Continuación...
Dejé el papel sobre la
mesa, era el último; no sabía qué pensar… os explicaré, esto que habéis acabado
de leer estaba escrito en unas hojas amarillentas de pergamino, unas hojas que
encontré en el desván de mi casa cuando hacía una limpieza rutinaria; estaban
guardadas en una caja de cartón vieja y apolillada, no sé cómo se habían podido
conservar en buen estado… en la caja, atada con una cuerda de esparto, se leía,
en números romanos, una fecha: MDX, 1510; al abrirla contemplé aquel legajo de
hojas rellenas con una letra clara y grande; en la cabecera del escrito ponía
un nombre: Julián Moreno.
Me intrigó aquello, soy
muy aficionado a hurgar en las cosas antiguas, en ver qué fueron mis ancestros,
dónde vivieron, cómo, quiénes fueron, y al encontrarme con aquello, no pude
reprimir una sensación de alegría y de emoción; tenía entre las manos el
testimonio de uno que, casi con seguridad, era antepasado mío y nadie, antes
que yo (o eso suponía) le había echado un vistazo.
No podéis imaginar las
ansias que tenía de leerlo, pero me contuve, lo primero sería limpiar de polvo
aquello y luego, con tranquilidad, sentado en un confortable sillón, cerca del
fuego y con una buena luz, iría pasando una a una aquellas hojas y me
deleitaría adentrándome en otra era, en otra persona, y ya fueran cosas banales
o algo interesante, sabía que me encantaría
leerlas.
Pero, al ir leyéndolas,
mi interés pasó de lo anecdótico a lo misterioso; ¿qué era aquello? lo que
comenzaba como una historia de viajes, costumbrista, pasó a ser un cuento de
miedo, o quizás sólo era un desatino, una forma de llenar el tiempo de algún
pariente aburrido y con ganas de embromar; al ir avanzando en la historia,
notaba cómo su autor vivía lo que escribía, que aquello no era una invención,
sino algo sentido, o padecido… no sé si me entendéis.
Daba la sensación de ser
auténtico, pero… ¿cómo podían ser auténticas aquellas historias, esos
sacrificios humanos en pleno siglo XVI? ¿cuentos de aparecidos? ¿recuerdos de
relatos oídos al calor de la lumbre a un abuelo embromador, en pleno invierno,
para asustar a los más pequeños?. No sabía a qué carta quedarme.
Me quedé pensativo,
arrellanado en el sillón; tenía aún la última hoja en la mano; se veía que el
autor de aquellas líneas no había terminado la historia, ¿no le había dado
tiempo o acaso no había querido acabarla? o, simplemente, no sabía cómo
continuar… todo era posible.
Al volver a mirar la
hoja, a contraluz del fuego, me di cuenta de que, por detrás, había algo
escrito; ¡hombre, a lo mejor sí que había un final!, le di la vuelta a la hoja
de pergamino y sí, allí había unas cuantas palabras, garabateadas más que
escritas y con una caligrafía más insegura, más temblona; me calcé de nuevo las
gafas y me dispuse a leer lo que mi antepasado había escrito.
Decía así:
“Es 6 de diciembre, sé que me queda poco tiempo…, puede que no tenga
fuerzas ni para explicar todo esto que me ha pasado, a pesar de todo, debo
contarlo, o intentarlo al menos; mis manos ya no me responden como debieran y
mi cabeza es una olla llena de recuerdos, imágenes y miedo… os relataré la
verdad, aunque mi alma inmortal se pierda para siempre… cuando yo sostenía
aquel cuchillo de piedra en la mano… “
¡No!, ¡no puedo leeros lo
que ponía a continuación…! ¡es demasiado… como os diría… espantoso, no,
espantoso no; es mucho más que eso; es tan … tan… ¡me faltan las palabras!…
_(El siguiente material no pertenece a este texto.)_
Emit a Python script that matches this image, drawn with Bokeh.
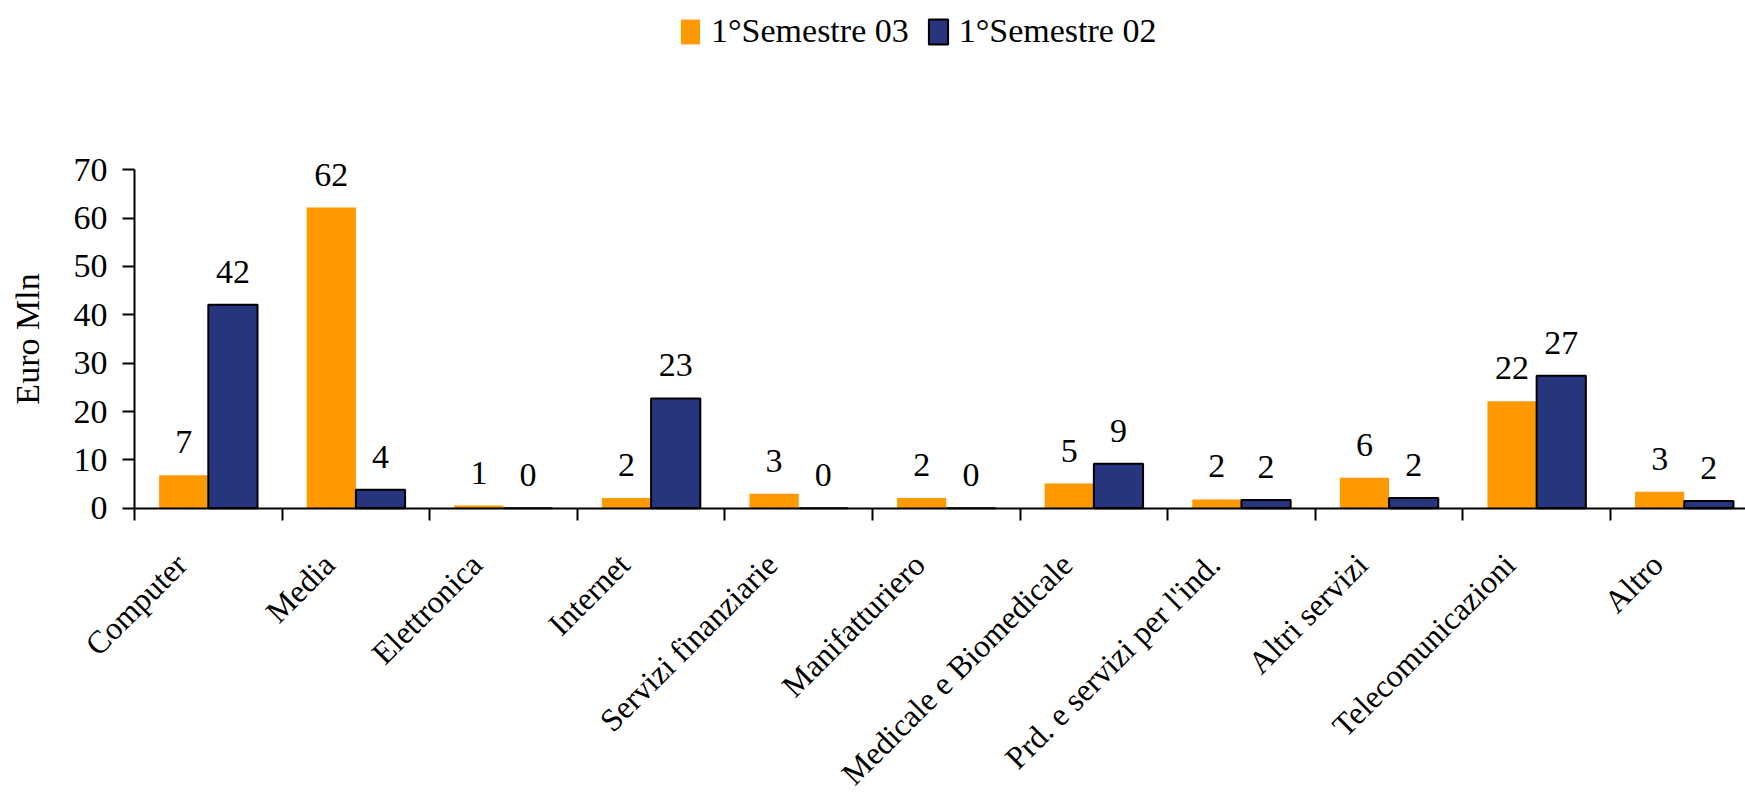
import numpy as np
from math import pi
from bokeh.plotting import figure
from bokeh.models import ColumnDataSource, Range1d, FixedTicker, LabelSet
from bokeh.core.properties import value
from bokeh.embed import file_html
from bokeh.resources import INLINE

# ---- data ----
categories = ["Computer", "Media", "Elettronica", "Internet", "Servizi finanziarie",
              "Manifatturiero", "Medicale e Biomedicale", "Prd. e servizi per l'ind.",
              "Altri servizi", "Telecomunicazioni", "Altro"]
sem03 = [6.8, 62.2, 0.55, 2.1, 3.0, 2.1, 5.1, 1.8, 6.3, 22.1, 3.4]
sem02 = [42.1, 3.8, 0.0, 22.7, 0.0, 0.0, 9.2, 1.7, 2.1, 27.4, 1.5]
series_names = ["1°Semestre 03", "1°Semestre 02"]
y_ticks = [0, 10, 20, 30, 40, 50, 60, 70]
y_label = "Euro Mln"

# ---- style / layout ----
ORANGE = "#FF9900"
BLUE = "#27357F"
FONT = "Liberation Serif"
# the plot frame spans the whole picture so that axis texts, rotated labels and the
# legend lying outside the 0..70 / category area stay visible; the axes sit at x=0, y=0
X_VIEW = (-0.908, 10.915)
Y_VIEW = (-59.64, 105.02)
BAR_W = 1 / 3

n = len(categories)
centers = np.arange(n) + 0.5

src = ColumnDataSource(dict(
    x03=centers - BAR_W / 2, x02=centers + BAR_W / 2,
    s03=sem03, s02=sem02,
    l03=[f"{v:.0f}" for v in sem03], l02=[f"{v:.0f}" for v in sem02],
))
cat_src = ColumnDataSource(dict(x=centers, y=np.zeros(n), name=categories))

p = figure(width=1745, height=796,
           x_range=Range1d(*X_VIEW), y_range=Range1d(*Y_VIEW),
           output_backend="svg", toolbar_location=None,
           min_border_left=0, min_border_right=0, min_border_top=0, min_border_bottom=0)
p.outline_line_color = None
p.xgrid.visible = False
p.ygrid.visible = False
p.background_fill_color = "white"

r03 = p.vbar(x="x03", top="s03", width=BAR_W, bottom=0, source=src,
             fill_color=ORANGE, line_color=None, legend_label=series_names[0])
r02 = p.vbar(x="x02", top="s02", width=BAR_W, bottom=0, source=src,
             fill_color=BLUE, line_color="black", line_width=2, legend_label=series_names[1])

for xcol, ycol, tcol in (("x03", "s03", "l03"), ("x02", "s02", "l02")):
    p.add_layout(LabelSet(x=xcol, y=ycol, text=tcol, source=src, y_offset=33,
                          text_align="center", text_baseline="middle",
                          text_font=FONT, text_font_size="34px", text_color="black"))

# category names, rotated 45 degrees, ending just below their category
p.text(x="x", y="y", text="name", source=cat_src, angle=pi / 4,
       x_offset=-27, y_offset=51, text_align="right", text_baseline="alphabetic",
       text_font=value(FONT), text_font_size="32px", text_color="black")

# x axis along y=0 with tick marks on category boundaries
xa = p.xaxis[0]
xa.fixed_location = 0
xa.bounds = (0, n)
xa.ticker = FixedTicker(ticks=list(range(n + 1)))
xa.major_label_overrides = {i: "" for i in range(n + 1)}
xa.major_label_text_font_size = "0px"
xa.major_tick_out = 12
xa.major_tick_in = 0
xa.minor_tick_line_color = None
xa.major_tick_line_color = "black"
xa.major_tick_line_width = 2
xa.axis_line_color = "black"
xa.axis_line_width = 2

# y axis along x=0
ya = p.yaxis[0]
ya.fixed_location = 0
ya.bounds = (y_ticks[0], y_ticks[-1])
ya.ticker = FixedTicker(ticks=y_ticks)
ya.major_tick_out = 12
ya.major_tick_in = 0
ya.minor_tick_line_color = None
ya.major_tick_line_color = "black"
ya.major_tick_line_width = 2
ya.axis_line_color = "black"
ya.axis_line_width = 2
ya.major_label_standoff = 15
ya.major_label_text_font = FONT
ya.major_label_text_font_size = "34px"
ya.major_label_text_color = "black"
ya.axis_label = y_label
ya.axis_label_standoff = 25
ya.axis_label_text_font = FONT
ya.axis_label_text_font_size = "34px"
ya.axis_label_text_font_style = "normal"
ya.axis_label_text_color = "black"

lg = p.legend[0]
lg.location = (678, 746)
lg.orientation = "horizontal"
lg.label_text_font = FONT
lg.label_text_font_size = "34px"
lg.label_text_color = "black"
lg.glyph_width = 24
lg.glyph_height = 31
lg.label_standoff = 9
lg.spacing = 17
lg.padding = 0
lg.margin = 0
lg.border_line_color = None
lg.background_fill_alpha = 0

open("out.html", "w").write(file_html(p, INLINE))
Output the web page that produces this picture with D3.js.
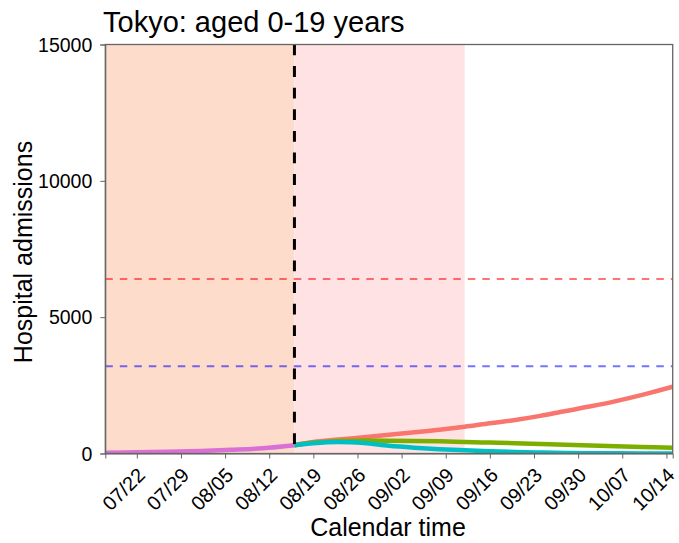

sólo os puedo decir, para descargo de mi conciencia y para no turbar la paz de
vuestros espíritus, que todo lo que mi antepasado había escrito, en el revés de
la última página, me llevó a arrojarla directamente a las llamas que crepitaban
frente a mí.
No os merecéis tener ese
peso sobre vuestros hombros… ¡dejad que lo lleve yo por vosotros!.